Information given:
*****
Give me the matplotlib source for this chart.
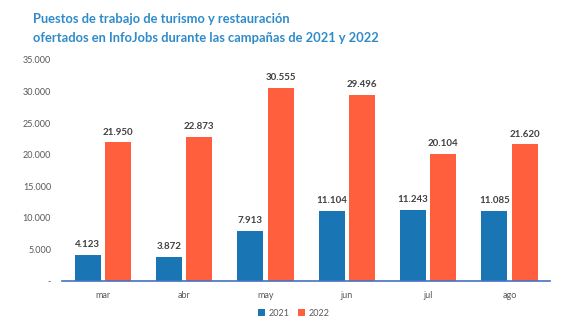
import matplotlib.pyplot as plt
import numpy as np

months = ['mar', 'abr', 'may', 'jun', 'jul', 'ago']
jobs_2021 = [4123, 3872, 7913, 11104, 11243, 11085]
jobs_2022 = [21950, 22873, 30555, 29496, 20104, 21620]
y_ticks = [0, 5000, 10000, 15000, 20000, 25000, 30000, 35000]

blue = '#1a75b5'
orange = '#ff5f3c'


def fmt(v):
    return f'{v:,}'.replace(',', '.')


plt.rcParams['font.family'] = ['Lato', 'DejaVu Sans']

fig = plt.figure(figsize=(5.76, 3.33), dpi=100)
ax = fig.add_axes([0.108, 0.156, 0.847, 0.664])

x = np.arange(len(months))
w = 0.32
off = 0.186
b1 = ax.bar(x - off, jobs_2021, w, color=blue, label='2021')
b2 = ax.bar(x + off, jobs_2022, w, color=orange, label='2022')

for bars, vals in ((b1, jobs_2021), (b2, jobs_2022)):
    for b, v in zip(bars, vals):
        ax.text(b.get_x() + b.get_width() / 2, v + 900, fmt(v),
                ha='center', va='bottom', fontsize=7, fontweight='bold',
                color='#404040')

ax.set_xlim(-0.5, len(months) - 0.5)
ax.set_ylim(0, 35000)
ax.set_xticks(x)
ax.set_xticklabels(months)
ax.set_yticks(y_ticks)
ax.set_yticklabels(['-' if t == 0 else fmt(t) for t in y_ticks])
ax.tick_params(length=0, labelsize=6.5, labelcolor='#595959')
ax.tick_params(axis='x', pad=7)
ax.tick_params(axis='y', pad=8)

for s in ('top', 'right', 'left'):
    ax.spines[s].set_visible(False)
ax.spines['bottom'].set_color('#4472c4')
ax.spines['bottom'].set_linewidth(1.2)

fig.text(0.057, 0.943, 'Puestos de trabajo de turismo y restauración',
         fontsize=9.3, fontweight='bold', color='#2e8bc9', va='center')
fig.text(0.057, 0.885, 'ofertados en InfoJobs durante las campañas de 2021 y 2022',
         fontsize=9.3, fontweight='bold', color='#2e8bc9', va='center')

fig.legend(loc='center', bbox_to_anchor=(0.51, 0.06), ncol=2, frameon=False,
           fontsize=6.5, handlelength=0.7, handleheight=0.7,
           handletextpad=0.4, columnspacing=1.0, labelcolor='#595959')

fig.savefig('out.png', dpi=100, facecolor='white')
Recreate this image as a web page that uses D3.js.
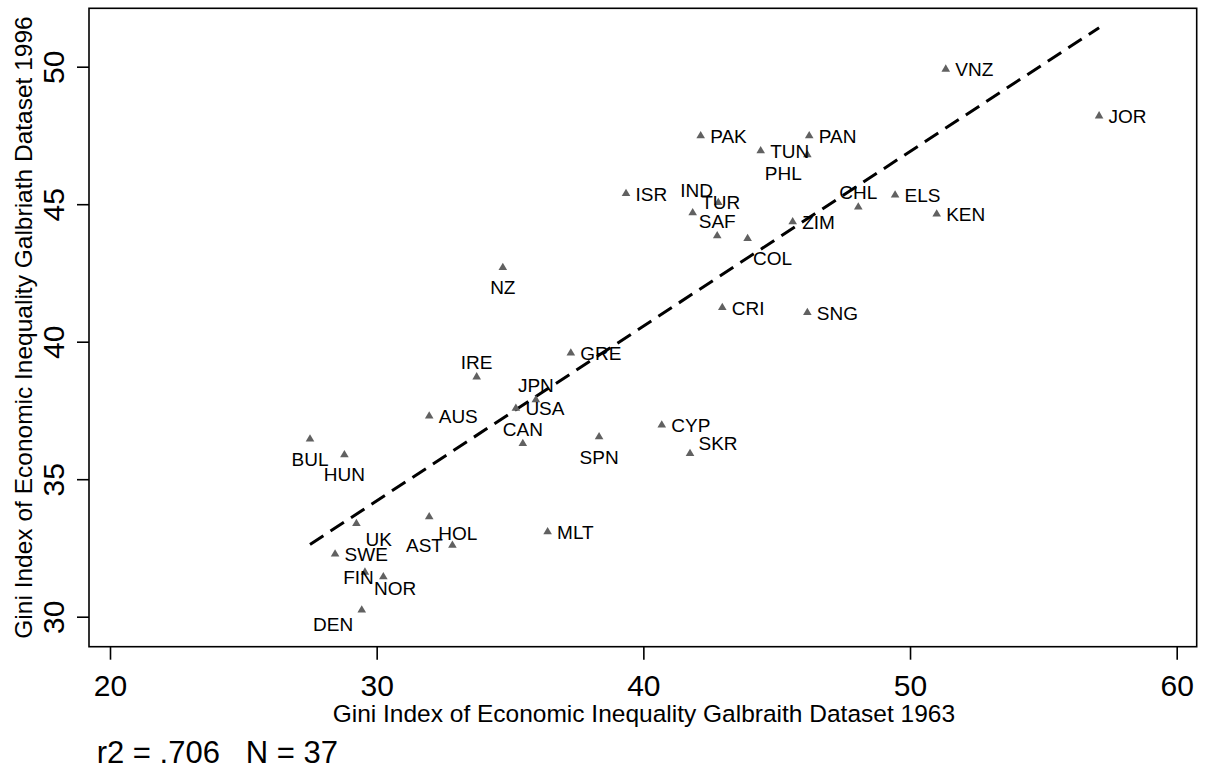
<!DOCTYPE html>
<html>
<head>
<meta charset="utf-8">
<script src="https://cdn.jsdelivr.net/npm/d3@7"></script>
<style>
  html, body { margin: 0; padding: 0; background: #fff; }
  svg { display: block; font-family: "Liberation Sans", Arial, Helvetica, sans-serif; }
</style>
</head>
<body>
<svg id="chart" width="1212" height="772"></svg>
<script>
// ---- data ----
const countries = ["VNZ","JOR","PAK","PAN","TUN","PHL","ISR","TUR","IND","SAF","COL","ZIM","CHL","ELS","KEN",
  "NZ","CRI","SNG","GRE","IRE","JPN","USA","AUS","CAN","SPN","CYP","SKR","BUL","HUN","UK","HOL","AST","MLT",
  "SWE","FIN","NOR","DEN"];
const gini1963 = [51.34,57.09,42.15,46.22,44.40,46.15,39.35,41.85,42.81,42.77,43.91,45.60,48.06,49.44,51.00,
  34.73,42.96,46.15,37.28,33.75,35.97,35.22,31.97,35.48,38.34,40.69,41.75,27.50,28.79,29.24,31.97,32.84,36.41,
  28.44,30.25,29.56,29.44];
const gini1996 = [49.94,48.24,47.52,47.52,46.97,46.83,45.42,44.72,45.09,43.88,43.78,44.39,44.93,45.36,44.67,
  42.73,41.27,41.09,39.62,38.75,37.92,37.61,37.33,36.33,36.57,37.00,35.96,36.49,35.92,33.42,33.66,32.63,33.12,
  32.31,31.48,31.65,30.27];
// marker-label clock position (Stata mlabvposition)
const labelClock = [3,3,3,3,3,7,3,2,11,12,5,3,12,3,3,
  6,3,3,3,12,12,3,3,12,6,3,2,6,6,4,4,9,3,
  3,9,4,8];
const xTicks = [20,30,40,50,60];
const yTicks = [30,35,40,45,50];
const xTitle = "Gini Index of Economic Inequality Galbraith Dataset 1963";
const yTitle = "Gini Index of Economic Inequality Galbriath Dataset 1996";
const note = "r2 = .706   N = 37";

// ---- layout ----
const svg = d3.select("#chart");
const L = 89, R = 1196.7, T = 8.3, B = 646.7;
const x = d3.scaleLinear().domain([20, 60]).range([110, 1176.7]);
const y = d3.scaleLinear().domain([30, 50]).range([616.7, 66.7]);

// frame
svg.append("rect").attr("x", L).attr("y", T).attr("width", R - L).attr("height", B - T)
  .attr("fill", "none").attr("stroke", "#000").attr("stroke-width", 1.6);

// x axis
const xAxis = svg.append("g").attr("transform", `translate(0,${B})`)
  .call(d3.axisBottom(x).tickValues(xTicks).tickSize(13).tickSizeOuter(0).tickPadding(0).tickFormat(d3.format("d")));
xAxis.select(".domain").remove();
xAxis.selectAll(".tick line").attr("stroke", "#000").attr("stroke-width", 1.6);
xAxis.selectAll(".tick text").attr("y", 49).attr("dy", null).attr("font-size", "30px")
  .attr("fill", "#000").attr("font-family", "Liberation Sans, Arial, sans-serif");

// y axis
const yAxis = svg.append("g").attr("transform", `translate(${L},0)`)
  .call(d3.axisLeft(y).tickValues(yTicks).tickSize(12).tickSizeOuter(0).tickFormat(d3.format("d")));
yAxis.select(".domain").remove();
yAxis.selectAll(".tick line").attr("stroke", "#000").attr("stroke-width", 1.6);
yAxis.selectAll(".tick text")
  .attr("x", null).attr("dy", null)
  .attr("transform", `translate(${63.5 - L},0) rotate(-90)`)
  .attr("text-anchor", "middle").attr("font-size", "30px").attr("fill", "#000")
  .attr("font-family", "Liberation Sans, Arial, sans-serif");

// titles
svg.append("text").attr("x", (L + R) / 2 + 1).attr("y", 721.7).attr("text-anchor", "middle")
  .attr("font-size", "24.5px").attr("fill", "#000").text(xTitle);
svg.append("text").attr("transform", `translate(31.7,${(T + B) / 2}) rotate(-90)`)
  .attr("text-anchor", "middle").attr("font-size", "24.5px").attr("fill", "#000").text(yTitle);
svg.append("text").attr("x", 96.7).attr("y", 763).attr("font-size", "31px").attr("fill", "#000")
  .attr("xml:space", "preserve").style("white-space", "pre").text(note);

// fitted line (OLS from data)
const mx = d3.mean(gini1963), my = d3.mean(gini1996);
let sxy = 0, sxx = 0;
gini1963.forEach((v, i) => { sxy += (v - mx) * (gini1996[i] - my); sxx += (v - mx) * (v - mx); });
const slope = sxy / sxx, icpt = my - slope * mx;
const [xmin, xmax] = d3.extent(gini1963);
svg.append("path")
  .attr("d", d3.line()([[x(xmin), y(icpt + slope * xmin)], [x(xmax), y(icpt + slope * xmax)]]))
  .attr("stroke", "#000").attr("stroke-width", 3).attr("stroke-dasharray", "16,8.5").attr("fill", "none");

// markers
const pts = countries.map((c, i) => ({ c, x: gini1963[i], y: gini1996[i], p: labelClock[i] }));
svg.append("g").selectAll("path").data(pts).join("path")
  .attr("transform", d => `translate(${x(d.x)},${y(d.y)})`)
  .attr("d", "M0,-4L4.3,3.3L-4.3,3.3Z")
  .attr("fill", "#616161");

// labels
const clockPos = {
  0: ["middle", 0, 6.5],
  2: ["start", 8.5, -3],
  3: ["start", 9.5, 8],
  4: ["start", 9, 23.5],
  5: ["start", 5.3, 27.3],
  6: ["middle", 0, 27.5],
  7: ["end", -5.6, 26],
  8: ["end", -8.5, 22],
  9: ["end", -9.5, 8],
  11: ["end", -5.3, -5],
  12: ["middle", 0, -7]
};
svg.append("g").selectAll("text").data(pts).join("text")
  .attr("x", d => x(d.x) + clockPos[d.p][1])
  .attr("y", d => y(d.y) + clockPos[d.p][2])
  .attr("text-anchor", d => clockPos[d.p][0])
  .attr("font-size", "19px").attr("fill", "#000")
  .text(d => d.c);
</script>
</body>
</html>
*****
Problem details: In the data above, please extract the lines from the first one through the line with "orange = '#ff5f3c'", exactly, and keep pictures out.

Result of the task:
Give me the matplotlib source for this chart.
import matplotlib.pyplot as plt
import numpy as np

months = ['mar', 'abr', 'may', 'jun', 'jul', 'ago']
jobs_2021 = [4123, 3872, 7913, 11104, 11243, 11085]
jobs_2022 = [21950, 22873, 30555, 29496, 20104, 21620]
y_ticks = [0, 5000, 10000, 15000, 20000, 25000, 30000, 35000]

blue = '#1a75b5'
orange = '#ff5f3c'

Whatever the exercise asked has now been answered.